Step 1: Open your Ikea boxes and unload them, laying all of the pieces out. You’ll want to figure out which piece is a drawer front and measure it, so you know how long to cut the lattice pieces. Set the little fastening pieces aside for later.

Step 2: Cut each lattice piece to length, and set aside. I sanded the edges as well, for good measure.

Step 3: Glue the lattice pieces onto each drawer face! I did my two horizontal lattice pieces edge to edge, and my short vertical pieces just fit between.

Step 4: While those dry, start staining each piece. Once they are all stained–including the drawer faces once they dry–you can start putting things together according to the Ikea instructions they come with.
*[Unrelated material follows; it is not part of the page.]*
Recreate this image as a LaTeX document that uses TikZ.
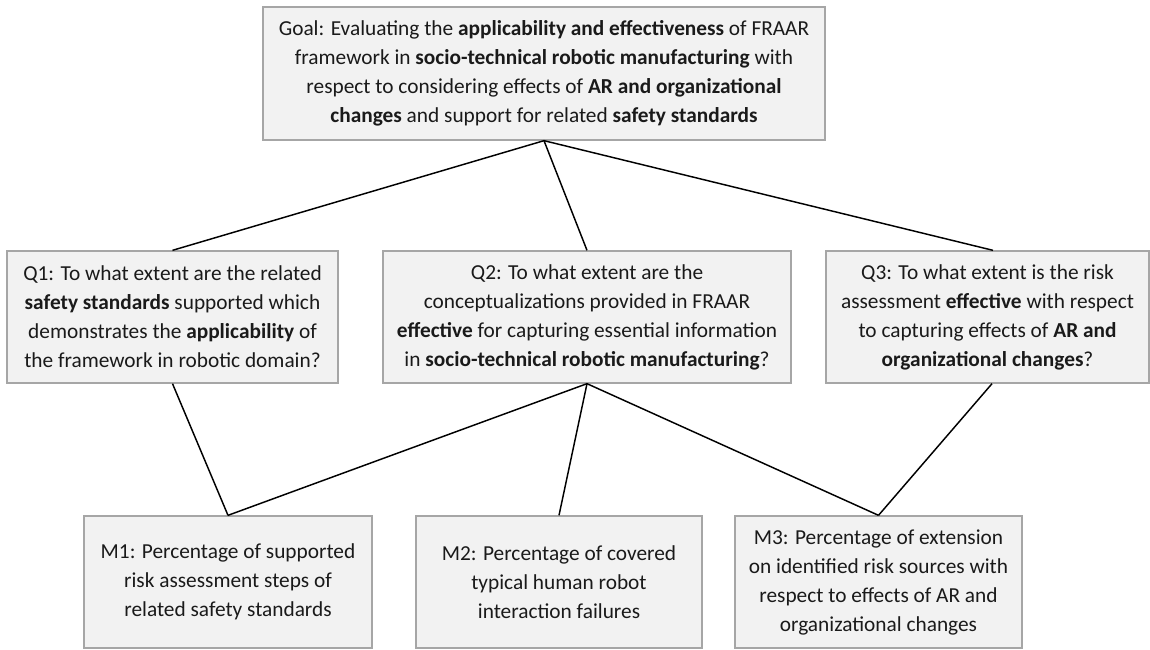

Step 5: Since I had a “helper”, I had David assemble, while I drilled the holes for the handles into the drawer faces. Then I gave them to him to put together.

Step 6: You can do this before step 5, but we did it after. When it was all assembled, we polyurethaned the whole dresser that was exposed (the top, the sides, the front, and the inside and sides of the drawers.) Doing it after just saves a little bit of time, because you only poly the important parts.

Step 7: Screw on the handles and you’re done!

Since we put clothes in these drawers, we had to let them air out for a few days. ***TIP*** We put baking soda on plates and laid them inside the drawers to soak up the “smelliness” for a few days and it worked great!

We LOVE these drawers. David finally has space to put all of his socks and trinkets, and enough room to lay his books and phone on at night! Me? I’ve always had the bigger nightstand since I have more night time routine stuff (naturally), so I thought this was fair. I’m just happy I finally have some matching nightstands! They look great!